Cementer Real-Time Decision Preventing Lost Returns on a WCSB Peace River Surface Casing Job

A Peace River area WCSB surface casing cement job required placing fly ash extended cement at 1.68 g/cc from 380 m to surface across a Viking B sand with fracture gradient of 1.38 g/cc. During the job, the cementer observed that Coriolis density was reading 1.74 g/cc rather than the target 1.68 g/cc for the first 0.8 m3 of extended slurry, indicating the cement unit had not fully transitioned from the higher-density lead slurry (1.90 g/cc neat) to the extended tail slurry. The cementer immediately reduced the pump rate from 3.5 to 2.0 bbl/min to reduce equivalent circulating density in the annulus while the transition volume was being pumped, preventing the 1.74 g/cc slurry from exceeding the fracture gradient at the Viking B depth. The density corrected to 1.68 g/cc within 1.2 m3 and the pump rate was restored to 3.5 bbl/min for the remainder of the job. Returns remained to surface throughout, the CBL confirmed full bond from shoe to surface, and the cementer's real-time rate reduction avoided what would otherwise have been a lost-circulation event requiring remedial top job at an additional cost of approximately $55,000.

Related Terms

Primary cementing is the operation the cementer executes on every new WCSB well, placing cement in the casing-to-formation annulus from the casing shoe to the AER Directive 009-required fill-up height; the cementer's real-time management of slurry density, treating pressure, and plug launching sequence determines whether the primary cement job achieves the zonal isolation that the pre-job design intended.

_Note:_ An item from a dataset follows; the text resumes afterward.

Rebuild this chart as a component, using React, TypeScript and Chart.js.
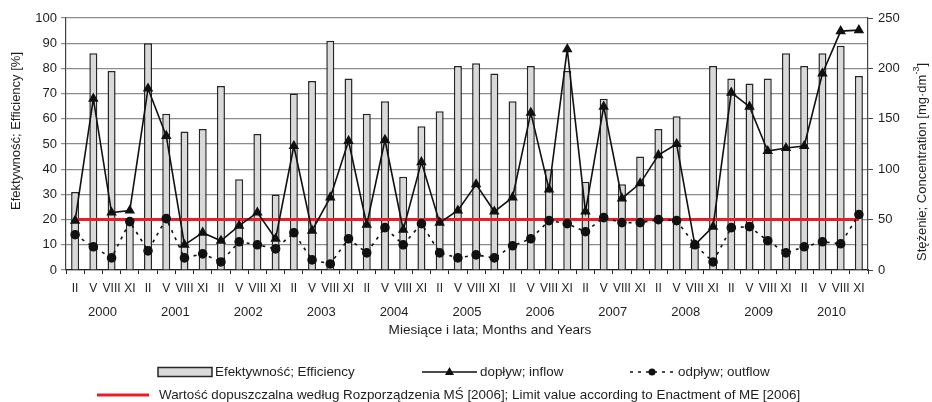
import React, { useEffect, useRef } from 'react';
import { Chart, registerables } from 'chart.js';

Chart.register(...registerables);

// ---------- data ----------
const MONTHS = ['II', 'V', 'VIII', 'XI'];
const YEARS = ['2000', '2001', '2002', '2003', '2004', '2005', '2006', '2007', '2008', '2009', '2010'];

// Efficiency [%] (left axis)
const EFFICIENCY = [
  31, 86, 79, 19,
  90, 62, 55, 56,
  73, 36, 54, 30,
  70, 75, 91, 76,
  62, 67, 37, 57,
  63, 81, 82, 78,
  67, 81, 40, 79,
  35, 68, 34, 45,
  56, 61, 11, 81,
  76, 74, 76, 86,
  81, 86, 89, 77,
];

// Inflow concentration [mg/dm3] (right axis)
const INFLOW = [
  49, 170, 57, 59,
  180, 133, 25, 37,
  29, 44, 57, 31,
  123, 39, 72, 128,
  45, 129, 40, 107,
  47, 59, 85, 58,
  72, 156, 80, 219,
  58, 162, 71, 86,
  114, 125, 25, 43,
  176, 162, 118, 121,
  123, 195, 237, 238,
];

// Outflow concentration [mg/dm3] (right axis)
const OUTFLOW = [
  35, 23, 12, 48,
  19, 51, 12, 16,
  8, 28, 25, 21,
  37, 10, 6, 31,
  17, 42, 25, 46,
  17, 12, 15, 12,
  24, 31, 49, 46,
  38, 52, 47, 47,
  50, 49, 25, 8,
  42, 43, 29, 17,
  23, 28, 26, 55,
];

const LIMIT_VALUE = 50;

const LABEL_EFF = 'Efektywność; Efficiency';
const LABEL_IN = 'dopływ; inflow';
const LABEL_OUT = 'odpływ; outflow';
const LABEL_LIMIT = 'Wartość dopuszczalna według Rozporządzenia MŚ [2006]; Limit value according to Enactment of ME [2006]';
const TITLE_LEFT = 'Efektywność; Efficiency [%]';
const TITLE_RIGHT_MAIN = 'Stężenie; Concentration [mg·dm';
const TITLE_RIGHT_SUP = '-3';
const TITLE_RIGHT_END = ']';
const TITLE_X = 'Miesiące i lata; Months and Years';

// ---------- style ----------
const FONT = "'Liberation Sans', Arial, Helvetica, sans-serif";
const TEXT = '#1e1e1e';
const BAR_FILL = '#d9d9d9';
const BAR_EDGE = '#262626';
const LINE = '#111111';
const RED = '#ee1c25';

const decorPlugin = {
  id: 'decor',
  afterDraw(chart: any) {
    const ctx: CanvasRenderingContext2D = chart.ctx;
    ctx.save();
    ctx.fillStyle = TEXT;
    ctx.font = `13px ${FONT}`;
    ctx.textBaseline = 'middle';

    // left title
    ctx.save();
    ctx.translate(16, 131);
    ctx.rotate(-Math.PI / 2);
    ctx.textAlign = 'center';
    ctx.fillText(TITLE_LEFT, 0, 0);
    ctx.restore();

    // right title with superscript
    ctx.save();
    ctx.translate(922, 162);
    ctx.rotate(-Math.PI / 2);
    ctx.textAlign = 'left';
    ctx.font = `13px ${FONT}`;
    const w1 = ctx.measureText(TITLE_RIGHT_MAIN).width;
    ctx.font = `9px ${FONT}`;
    const w2 = ctx.measureText(TITLE_RIGHT_SUP).width;
    ctx.font = `13px ${FONT}`;
    const w3 = ctx.measureText(TITLE_RIGHT_END).width;
    let sx = -(w1 + w2 + w3) / 2;
    ctx.fillText(TITLE_RIGHT_MAIN, sx, 0);
    sx += w1;
    ctx.font = `9px ${FONT}`;
    ctx.fillText(TITLE_RIGHT_SUP, sx, -5);
    sx += w2;
    ctx.font = `13px ${FONT}`;
    ctx.fillText(TITLE_RIGHT_END, sx, 0);
    ctx.restore();

    // x title
    ctx.textAlign = 'center';
    ctx.font = `13.6px ${FONT}`;
    ctx.fillText(TITLE_X, 490, 330);

    // legend row 1
    ctx.font = `13.4px ${FONT}`;
    const y1 = 372;
    ctx.textAlign = 'left';
    // efficiency box
    ctx.fillStyle = BAR_FILL;
    ctx.fillRect(158, y1 - 4.5, 54, 9);
    ctx.strokeStyle = BAR_EDGE;
    ctx.lineWidth = 1.5;
    ctx.strokeRect(158, y1 - 4.5, 54, 9);
    ctx.fillStyle = TEXT;
    ctx.fillText(LABEL_EFF, 215, y1);

    // inflow
    ctx.strokeStyle = LINE;
    ctx.lineWidth = 1.6;
    ctx.beginPath();
    ctx.moveTo(422, y1);
    ctx.lineTo(477, y1);
    ctx.stroke();
    ctx.fillStyle = LINE;
    ctx.beginPath();
    ctx.moveTo(449.5, y1 - 5);
    ctx.lineTo(454, y1 + 3);
    ctx.lineTo(445, y1 + 3);
    ctx.closePath();
    ctx.fill();
    ctx.fillStyle = TEXT;
    ctx.fillText(LABEL_IN, 480, y1);

    // outflow
    ctx.strokeStyle = LINE;
    ctx.setLineDash([3, 5]);
    ctx.beginPath();
    ctx.moveTo(630, y1);
    ctx.lineTo(674, y1);
    ctx.stroke();
    ctx.setLineDash([]);
    ctx.fillStyle = LINE;
    ctx.beginPath();
    ctx.arc(652, y1, 3.5, 0, Math.PI * 2);
    ctx.fill();
    ctx.fillStyle = TEXT;
    ctx.fillText(LABEL_OUT, 678, y1);

    // legend row 2
    const y2 = 395;
    ctx.strokeStyle = RED;
    ctx.lineWidth = 3;
    ctx.beginPath();
    ctx.moveTo(97, y2);
    ctx.lineTo(149, y2);
    ctx.stroke();
    ctx.fillStyle = TEXT;
    ctx.fillText(LABEL_LIMIT, 159, y2);

    ctx.restore();
  },
};

export default function App() {
  const ref = useRef<HTMLCanvasElement | null>(null);

  useEffect(() => {
    document.body.style.margin = '0';
    const canvas = ref.current;
    if (!canvas) return;
    const labels = YEARS.flatMap(() => MONTHS);
    const tickFont = { family: FONT, size: 13 };

    const chart = new Chart(canvas, {
      data: {
        labels,
        datasets: [
          {
            type: 'line',
            label: LABEL_IN,
            data: INFLOW,
            yAxisID: 'y1',
            borderColor: LINE,
            borderWidth: 1.6,
            pointStyle: 'triangle',
            pointRadius: 4.5,
            pointBackgroundColor: LINE,
            pointBorderColor: LINE,
            tension: 0,
            order: 1,
          },
          {
            type: 'line',
            label: LABEL_OUT,
            data: OUTFLOW,
            yAxisID: 'y1',
            borderColor: LINE,
            borderWidth: 1.6,
            borderDash: [3, 5],
            pointStyle: 'circle',
            pointRadius: 4,
            pointBackgroundColor: LINE,
            pointBorderColor: LINE,
            tension: 0,
            order: 2,
          },
          {
            type: 'line',
            label: LABEL_LIMIT,
            data: labels.map(() => LIMIT_VALUE),
            yAxisID: 'y1',
            borderColor: RED,
            borderWidth: 3,
            pointRadius: 0,
            order: 3,
          },
          {
            type: 'bar',
            label: LABEL_EFF,
            data: EFFICIENCY,
            yAxisID: 'y',
            backgroundColor: BAR_FILL,
            borderColor: BAR_EDGE,
            borderWidth: 1.5,
            barPercentage: 0.44,
            categoryPercentage: 1,
            order: 4,
          },
        ],
      } as any,
      options: {
        responsive: false,
        animation: false,
        layout: { padding: { top: 18, bottom: 54, left: 0, right: 0 } },
        plugins: { legend: { display: false }, tooltip: { enabled: false } },
        scales: {
          x: {
            type: 'category',
            position: 'bottom',
            weight: 0,
            offset: true,
            grid: { offset: true, drawOnChartArea: false, tickLength: 4, color: '#222', lineWidth: 1 },
            border: { color: '#222', width: 1.2 },
            ticks: { autoSkip: false, maxRotation: 0, minRotation: 0, padding: 7, font: { family: FONT, size: 12 }, color: TEXT },
            afterFit: (s: any) => { s.height = 28; },
          },
          x2: {
            type: 'linear',
            position: 'bottom',
            weight: 1,
            min: -0.5,
            max: 43.5,
            grid: { display: false, drawTicks: false },
            border: { display: false },
            afterBuildTicks: (s: any) => { s.ticks = YEARS.map((_, k) => ({ value: 1.5 + 4 * k })); },
            ticks: {
              autoSkip: false,
              maxRotation: 0,
              minRotation: 0,
              padding: 7,
              font: tickFont,
              color: TEXT,
              callback: (v: any) => YEARS[Math.round((Number(v) - 1.5) / 4)] ?? '',
            },
            afterFit: (s: any) => { s.height = 50; },
          },
          y: {
            position: 'left',
            min: 0,
            max: 100,
            grid: { color: '#8c8c8c', lineWidth: 1.2, tickLength: 5 },
            border: { color: '#444', width: 1.2 },
            ticks: { stepSize: 10, padding: 4, font: tickFont, color: TEXT },
            afterFit: (s: any) => { s.width = 66; },
          },
          y1: {
            position: 'right',
            min: 0,
            max: 250,
            grid: { drawOnChartArea: false, tickLength: 5, color: '#444' },
            border: { color: '#444', width: 1.2 },
            ticks: { stepSize: 50, padding: 5, font: tickFont, color: TEXT },
            afterFit: (s: any) => { s.width = 64; },
          },
        },
      } as any,
      plugins: [decorPlugin],
    });

    return () => chart.destroy();
  }, []);

  return <canvas ref={ref} width={932} height={402} style={{ display: 'block' }} />;
}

Cement unit is the primary piece of equipment the cementer operates during a WCSB cement job, combining a high-pressure triplex pump, a mixing tub with water and dry cement metering systems, additive injection lines, and a Coriolis density meter into a single skid-mounted or truck-mounted package capable of mixing and pumping cement slurry at 2 to 15 bbl/min at treating pressures up to 105 MPa for deep Montney and Duvernay production casing programs. Cement head is the surface pressure vessel the cementer connects to the casing before the job and monitors throughout displacement for plug launch timing and bump pressure recognition; correct plug loading sequence, latch pin configuration, and pressure rating verification are the cementer's responsibility during the pre-job rigging-up inspection. Squeeze cementing is the remedial operation that brings the cementer back to the wellsite after primary cementing when CBL evaluation or sustained casing pressure identifies an isolation failure; the cementer designs and executes the squeeze volume, rate, and final squeeze pressure using the cement retainer or bradenhead technique appropriate to the WCSB well integrity failure mode identified by the drilling engineer and well integrity specialist. Foam cement is the most technically demanding WCSB cement job type for the cementer, requiring simultaneous control of base slurry mixing rate and nitrogen injection rate to maintain foam quality within plus or minus 3% of target throughout the job; Coriolis density meter real-time monitoring and continuous coordination with the nitrogen pumping unit operator are the cementer's primary quality control tools during WCSB surface casing foam programs.